March 30, 2015

Vanity of idolatry

Numbers 33:50–34:29, 1 Corinthians 15:35–58, Psalm 29:1–11
John Calvin said that the human heart is an idol-making factory. An idol isn’t just a statue in a special niche. It is anything that takes the place of God, anything that I worship, or rely on, or think about all the time. I must agree with Calvin for I know that my heart has churned out many an idol.

Today’s reading from the OT brings out the problem the Israelites would have with that issue as they entered the land God promised them. He also warns them about the consequences of making idols.

And the Lord spoke to Moses in the plains of Moab by the Jordan at Jericho, saying, “Speak to the people of Israel and say to them, When you pass over the Jordan into the land of Canaan, then you shall drive out all the inhabitants of the land from before you and destroy all their figured stones and destroy all their metal images and demolish all their high places . . . . But if you do not drive out the inhabitants of the land from before you, then those of them whom you let remain shall be as barbs in your eyes and thorns in your sides, and they shall trouble you in the land where you dwell. And I will do to you as I thought to do to them.” (Numbers 33: 50–52; 55–56)

When I became a Christian and entered the life God promises to all who believe in Christ, I needed to be rid of anything that would turn me aside from absolute surrender to Jesus. Now, nearly forty-five years later, those things that did not get demolished are barbs and thorns, some solidly entrenched. Some of the things I care about are God-given burdens and joys, but there are a few that keep my heart from 100% loyalty. They might not be visible to others, but I know what they are and I know the battles that I’ve had because of them.
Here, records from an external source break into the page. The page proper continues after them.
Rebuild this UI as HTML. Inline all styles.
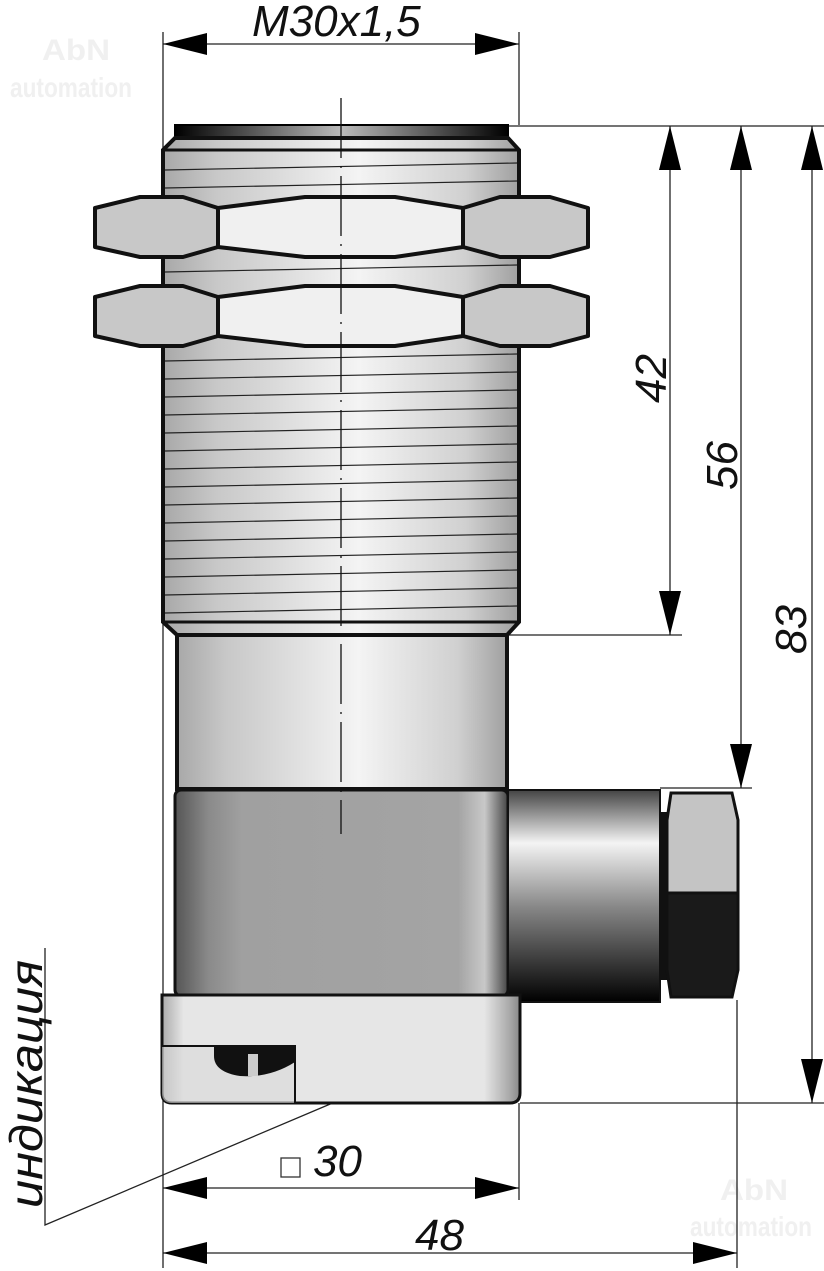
<!DOCTYPE html>
<html><head><meta charset="utf-8"><style>
html,body{margin:0;padding:0;background:#fff;}
svg{display:block;}
</style></head><body>
<svg width="824" height="1271" viewBox="0 0 824 1271" xmlns="http://www.w3.org/2000/svg">
<defs>
<linearGradient id="body" x1="0" x2="1" y1="0" y2="0">
<stop offset="0" stop-color="#a8a8a8"/><stop offset="0.15" stop-color="#c8c8c8"/><stop offset="0.55" stop-color="#f4f4f4"/><stop offset="0.85" stop-color="#d0d0d0"/><stop offset="1" stop-color="#a0a0a0"/>
</linearGradient>
<linearGradient id="cap" x1="0" x2="1"><stop offset="0" stop-color="#000"/><stop offset="0.5" stop-color="#bbb"/><stop offset="1" stop-color="#000"/></linearGradient>
<linearGradient id="dark" x1="0" x2="1"><stop offset="0" stop-color="#555"/><stop offset="0.1" stop-color="#8a8a8a"/><stop offset="0.2" stop-color="#a0a0a0"/><stop offset="0.85" stop-color="#a4a4a4"/><stop offset="0.93" stop-color="#c8c8c8"/><stop offset="1" stop-color="#444"/></linearGradient>
<linearGradient id="base" x1="0" x2="1"><stop offset="0" stop-color="#aaa"/><stop offset="0.06" stop-color="#e6e6e6"/><stop offset="0.9" stop-color="#e6e6e6"/><stop offset="0.97" stop-color="#aaa"/><stop offset="1" stop-color="#888"/></linearGradient>
<linearGradient id="gland" x1="0" x2="0" y1="0" y2="1"><stop offset="0" stop-color="#444"/><stop offset="0.25" stop-color="#f4f4f4"/><stop offset="0.55" stop-color="#888"/><stop offset="1" stop-color="#000"/></linearGradient>
</defs>
<!-- watermarks -->
<g fill="#f0f0f0" font-family="Liberation Sans,sans-serif" font-weight="bold">
<text x="42" y="60" font-size="30" textLength="68" lengthAdjust="spacingAndGlyphs">AbN</text><text x="10" y="97" font-size="28" textLength="122" lengthAdjust="spacingAndGlyphs">automation</text>
<text x="720" y="1200" font-size="30" textLength="68" lengthAdjust="spacingAndGlyphs">AbN</text><text x="690" y="1236" font-size="28" textLength="122" lengthAdjust="spacingAndGlyphs">automation</text>
</g>
<!-- dimension lines (behind) -->
<g stroke="#222" stroke-width="1.3" fill="none">
<line x1="163" y1="32" x2="163" y2="1268"/><line x1="519" y1="32" x2="519" y2="125"/><line x1="519" y1="1103" x2="519" y2="1200"/>
<line x1="737" y1="1000" x2="737" y2="1268"/>
<line x1="163" y1="44" x2="519" y2="44"/>
<line x1="508" y1="126" x2="824" y2="126"/><line x1="507" y1="635" x2="682" y2="635"/><line x1="660" y1="788" x2="752" y2="788"/><line x1="520" y1="1103" x2="824" y2="1103"/>
<line x1="670" y1="126" x2="670" y2="635"/><line x1="741" y1="126" x2="741" y2="788"/><line x1="812" y1="126" x2="812" y2="1103"/>
<line x1="163" y1="1188" x2="519" y2="1188"/><line x1="163" y1="1253" x2="737" y2="1253"/>
<polyline points="45,948 45,1225 335,1102"/>
</g>
<!-- cap -->
<rect x="175" y="125" width="333" height="13" fill="url(#cap)" stroke="#000" stroke-width="2"/>
<!-- threaded body -->
<path d="M175,138 L508,138 L519,150 L519,622 L507,635 L177,635 L163,622 L163,150 Z" fill="url(#body)" stroke="#111" stroke-width="4"/>
<line x1="163" y1="150" x2="519" y2="150" stroke="#111" stroke-width="3"/>
<line x1="163" y1="622" x2="519" y2="622" stroke="#111" stroke-width="3"/>
<g stroke="#222" stroke-width="1.2">
<line x1="165" y1="170" x2="517" y2="163"/><line x1="165" y1="188" x2="517" y2="181"/>
<line x1="165" y1="272" x2="517" y2="265"/>
<line x1="165" y1="361" x2="517" y2="354"/><line x1="165" y1="379" x2="517" y2="372"/><line x1="165" y1="397" x2="517" y2="390"/><line x1="165" y1="415" x2="517" y2="408"/><line x1="165" y1="433" x2="517" y2="426"/><line x1="165" y1="451" x2="517" y2="444"/><line x1="165" y1="469" x2="517" y2="462"/><line x1="165" y1="487" x2="517" y2="480"/><line x1="165" y1="505" x2="517" y2="498"/><line x1="165" y1="523" x2="517" y2="516"/><line x1="165" y1="541" x2="517" y2="534"/><line x1="165" y1="559" x2="517" y2="552"/><line x1="165" y1="577" x2="517" y2="570"/><line x1="165" y1="595" x2="517" y2="588"/><line x1="165" y1="613" x2="517" y2="606"/>
</g>
<!-- nuts -->
<g id="nut" stroke="#111" stroke-width="4" stroke-linejoin="round">
<path d="M218,208 L163,198 L163,257 L218,247 Z M463,208 L519,198 L519,257 L463,247 Z" fill="#777" stroke="none"/>
<polygon points="95,208 140,197 183,197 218,208 218,247 183,257 140,257 95,247" fill="#c8c8c8"/>
<polygon points="218,208 305,197 395,197 463,208 463,247 395,257 305,257 218,247" fill="#f0f0f0"/>
<polygon points="463,208 500,197 550,197 588,208 588,247 550,257 500,257 463,247" fill="#c8c8c8"/>
</g>
<use href="#nut" transform="translate(0,89)"/>
<!-- lower cylinder -->
<rect x="177" y="635" width="330" height="154" fill="url(#body)" stroke="#111" stroke-width="4"/>
<!-- dark block -->
<rect x="175" y="790" width="333" height="206" rx="6" fill="url(#dark)" stroke="#111" stroke-width="3"/>
<!-- gland -->
<rect x="508" y="790" width="152" height="212" fill="url(#gland)" stroke="#111" stroke-width="2"/>
<rect x="660" y="812" width="8" height="168" fill="#111"/>
<path d="M671,793 L732,793 L738,820 L738,893 L667,893 L667,820 Z" fill="#c4c4c4" stroke="#111" stroke-width="3"/>
<path d="M667,893 L738,893 L738,970 L732,997 L671,997 L667,970 Z" fill="#1a1a1a" stroke="#111" stroke-width="3"/>
<!-- base -->
<path d="M162,995 L520,995 L520,1093 Q520,1103 510,1103 L172,1103 Q162,1103 162,1093 Z" fill="url(#base)" stroke="#111" stroke-width="3"/>
<path d="M162,1046 L295,1046 L295,1103 L172,1103 Q162,1103 162,1093 Z" fill="#d8d8d8" opacity="0.6"/>
<path d="M162,1046 L295,1046 L295,1103" fill="none" stroke="#111" stroke-width="2"/>
<path d="M214,1046 L295,1046 L295,1062 Q270,1078 240,1076 Q214,1072 214,1056 Z" fill="#111"/>
<rect x="248" y="1054" width="10" height="22" fill="#ccc"/>
<!-- centerline -->
<line x1="341" y1="98" x2="341" y2="834" stroke="#111" stroke-width="1.3" stroke-dasharray="60,8,2,8"/>
<g fill="#000">
<polygon points="163,44 207,33 207,55"/><polygon points="519,44 475,33 475,55"/>
<polygon points="670,126 659,170 681,170"/><polygon points="670,635 659,591 681,591"/>
<polygon points="741,126 730,170 752,170"/><polygon points="741,788 730,744 752,744"/>
<polygon points="812,126 801,170 823,170"/><polygon points="812,1103 801,1059 823,1059"/>
<polygon points="163,1188 207,1177 207,1199"/><polygon points="519,1188 475,1177 475,1199"/>
<polygon points="163,1253 207,1242 207,1264"/><polygon points="737,1253 693,1242 693,1264"/>
</g>
<g font-family="Liberation Sans,sans-serif" font-style="italic" font-size="44" fill="#111">
<text x="252" y="36">M30x1,5</text>
<text x="313" y="1176">30</text>
<text x="415" y="1250">48</text>
<text transform="translate(666,403) rotate(-90)">42</text>
<text transform="translate(737,490) rotate(-90)">56</text>
<text transform="translate(806,654) rotate(-90)">83</text>
<text transform="translate(42,1208) rotate(-90)" font-size="46" textLength="248" lengthAdjust="spacingAndGlyphs">индикация</text>
</g>
<rect x="281" y="1158" width="19" height="19" fill="none" stroke="#333" stroke-width="1.3"/>
</svg>
</body></html>
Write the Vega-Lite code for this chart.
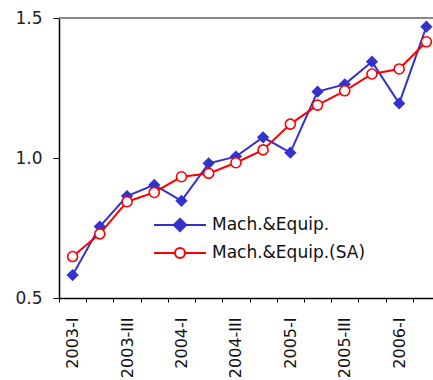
{
  "$schema": "https://vega.github.io/schema/vega-lite/v6.json",
  "autosize": {"type": "none"},
  "padding": {"left": 59, "top": 18, "right": 0, "bottom": 82},
  "width": 374,
  "height": 280,
  "background": "#ffffff",
  "config": {
    "view": {"stroke": null},
    "font": "DejaVu Sans"
  },
  "data": {
    "values": [
      {"quarter": "2003-I", "series": "Mach.&Equip.", "value": 0.582},
      {"quarter": "2003-II", "series": "Mach.&Equip.", "value": 0.755},
      {"quarter": "2003-III", "series": "Mach.&Equip.", "value": 0.864},
      {"quarter": "2003-IV", "series": "Mach.&Equip.", "value": 0.904},
      {"quarter": "2004-I", "series": "Mach.&Equip.", "value": 0.847},
      {"quarter": "2004-II", "series": "Mach.&Equip.", "value": 0.981},
      {"quarter": "2004-III", "series": "Mach.&Equip.", "value": 1.005},
      {"quarter": "2004-IV", "series": "Mach.&Equip.", "value": 1.074},
      {"quarter": "2005-I", "series": "Mach.&Equip.", "value": 1.019},
      {"quarter": "2005-II", "series": "Mach.&Equip.", "value": 1.237},
      {"quarter": "2005-III", "series": "Mach.&Equip.", "value": 1.263},
      {"quarter": "2005-IV", "series": "Mach.&Equip.", "value": 1.344},
      {"quarter": "2006-I", "series": "Mach.&Equip.", "value": 1.195},
      {"quarter": "2006-II", "series": "Mach.&Equip.", "value": 1.469},
      {"quarter": "2003-I", "series": "Mach.&Equip.(SA)", "value": 0.648},
      {"quarter": "2003-II", "series": "Mach.&Equip.(SA)", "value": 0.729},
      {"quarter": "2003-III", "series": "Mach.&Equip.(SA)", "value": 0.844},
      {"quarter": "2003-IV", "series": "Mach.&Equip.(SA)", "value": 0.877},
      {"quarter": "2004-I", "series": "Mach.&Equip.(SA)", "value": 0.933},
      {"quarter": "2004-II", "series": "Mach.&Equip.(SA)", "value": 0.945},
      {"quarter": "2004-III", "series": "Mach.&Equip.(SA)", "value": 0.983},
      {"quarter": "2004-IV", "series": "Mach.&Equip.(SA)", "value": 1.029},
      {"quarter": "2005-I", "series": "Mach.&Equip.(SA)", "value": 1.121},
      {"quarter": "2005-II", "series": "Mach.&Equip.(SA)", "value": 1.189},
      {"quarter": "2005-III", "series": "Mach.&Equip.(SA)", "value": 1.240},
      {"quarter": "2005-IV", "series": "Mach.&Equip.(SA)", "value": 1.300},
      {"quarter": "2006-I", "series": "Mach.&Equip.(SA)", "value": 1.318},
      {"quarter": "2006-II", "series": "Mach.&Equip.(SA)", "value": 1.415}
    ]
  },
  "encoding": {
    "x": {
      "field": "quarter",
      "type": "ordinal",
      "sort": null,
      "scale": {"range": [0, 381], "paddingInner": 0, "paddingOuter": 0},
      "axis": {
        "title": null,
        "tickBand": "extent",
        "labelAngle": 270,
        "labelFontSize": 16,
        "labelColor": "#111111",
        "labelPadding": 15,
        "labelExpr": "test(/-(I|III)$/, datum.value) ? datum.value : ''",
        "tickSize": 4,
        "tickColor": "#000000",
        "domainColor": "#000000",
        "domainWidth": 1.5,
        "grid": false
      }
    },
    "y": {
      "field": "value",
      "type": "quantitative",
      "scale": {"domain": [0.5, 1.5], "zero": false, "nice": false},
      "axis": {
        "title": null,
        "values": [0.5, 1.0, 1.5],
        "format": ".1f",
        "labelFontSize": 17,
        "labelColor": "#222222",
        "labelPadding": 11,
        "tickSize": 6,
        "tickColor": "#000000",
        "domainColor": "#000000",
        "domainWidth": 1.5,
        "grid": false
      }
    }
  },
  "layer": [
    {
      "mark": {"type": "rule", "color": "#888888", "strokeWidth": 1.5},
      "encoding": {"y": {"datum": 1.5}, "x": null}
    },
    {
      "mark": {"type": "line", "strokeWidth": 2},
      "encoding": {
        "color": {
          "field": "series",
          "type": "nominal",
          "scale": {"domain": ["Mach.&Equip.", "Mach.&Equip.(SA)"], "range": ["#3333CC", "#FF0000"]},
          "legend": {
            "title": null,
            "orient": "none",
            "legendX": 110,
            "legendY": 196,
            "padding": 0,
            "symbolSize": 400,
            "symbolStrokeWidth": 2,
            "labelFontSize": 17,
            "labelColor": "#111111",
            "labelOffset": 21,
            "rowPadding": 6,
            "encode": {
              "symbols": {
                "update": {
                  "shape": {"signal": "datum.value === 'Mach.&Equip.' ? 'M-2.6,0H2.6M0,-0.62L0.62,0L0,0.62L-0.62,0Z' : 'M-2.6,0H-0.5M0.5,0H2.6M0.5,0A0.5,0.5 0 1 1 -0.5,0A0.5,0.5 0 1 1 0.5,0'"},
                  "fill": {"signal": "datum.value === 'Mach.&Equip.' ? '#3333CC' : '#ffffff'"},
                  "stroke": {"signal": "datum.value === 'Mach.&Equip.' ? '#3333CC' : '#FF0000'"},
                  "strokeWidth": {"value": 2}
                }
              }
            }
          }
        }
      }
    },
    {
      "transform": [{"filter": "datum.series === 'Mach.&Equip.'"}],
      "mark": {"type": "point", "shape": "diamond", "filled": true, "color": "#3333CC", "size": 150, "opacity": 1}
    },
    {
      "transform": [{"filter": "datum.series === 'Mach.&Equip.(SA)'"}],
      "mark": {"type": "point", "shape": "circle", "filled": false, "fill": "#ffffff", "stroke": "#FF0000", "strokeWidth": 1.6, "size": 100, "opacity": 1}
    }
  ]
}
We listened to a message on Sunday that asked the question: “What’s holding you back?” Back from what? From whole-heartedly living for Christ! If the idols of the nations around them could be barbs and thorns and trouble for the people of God back in the OT times, then certainly the idols Christians (including me) create in their own hearts will do the same to us, perhaps even worse. Everything I’ve ever relied on other than the Lord has been not only a disappointment because all idols let me down, but a hindrance to anything good I want to do. Serving the Lord and living for Him is challenge enough without a ball and chain tied to my heart.

The NT reading offers this encouragement: “Therefore, my beloved brothers, be steadfast, immovable, always abounding in the work of the Lord, knowing that in the Lord your labor is not in vain.” (1 Corinthians 15:58)

Serving an idol is a vain thing. Pleasure or temporary reward could be attached, but eventually it comes to nothing. Serving the Lord is an eternal thing. It builds character, persistence, steadfastness. I cannot always see the results, but eternity will reveal what God has done because of steadfast and loyal obedience in the lives of those who worship Him alone.

The psalmist says this, “May the Lord give strength to his people! May the Lord bless his people with peace!” (Psalm 29:11) And I say that strength is what I need to persevere, and peace is what I need so my idol-making factory stops doing that and perseveres in what it is supposed to do . . . love God totally.